On Wednesday, they released a report they call "a game plan” for the region, when it comes to new development.

The Place + Opportunity report was compiled by the Metropolitan Washington Council of Governments. Contributors examined 92 locations across the region, referred to as "activity centers."

In the report, they made suggestions on how to improve those locations, pointing to success stories like the booming H-Street corridor in D.C.

On H Street, it's not just the streetcar system under construction. The entire corridor has been revitalized.

As more young professionals move into the neighborhood, many are just learning about the history of the 1968 race riots that devastated the area.

D.C. Office of Planning Deputy Director Rosalynn Hughey said, “We began planning work for H Street way back in 2003 and we began working with neighborhood citizens then who were concerned about the corridor. It wasn't the way it is today. There were a lot of vacancies. There were empty store fronts. There were vacant lots.”

Like H Street, regional planners also predict other major corridors – the Purple Line in Maryland and the Silver Line in Virginia – will dramatically reshape future development regionwide.

Arlington County Supervisor Mary Hynes said, “I mean, when we get to Dulles and beyond, and to Loudoun, it will be possible [for Metro riders] to go all the way to Largo, Maryland without ever changing their [Metrorail] seats.’

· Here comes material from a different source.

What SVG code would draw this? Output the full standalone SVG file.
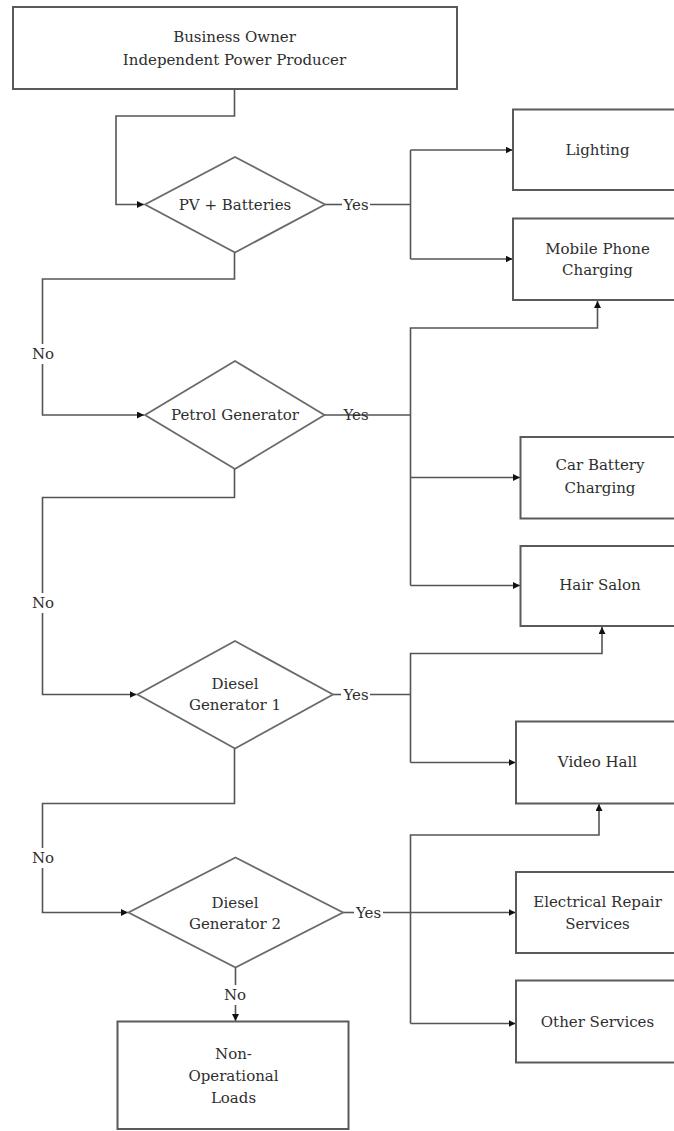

COG officials explain that there is no one-size-fits-all solution to development. But in general, they encourage mixed-use, transit-centered planning.

The challenge is that high density development can quickly result in a higher cost of living, as residents along H Street have experienced.

To deal with those increasing costs, regional planners recommend more efforts to preserve existing affordable housing units with zoning interventions, tax abatements and tax incentives.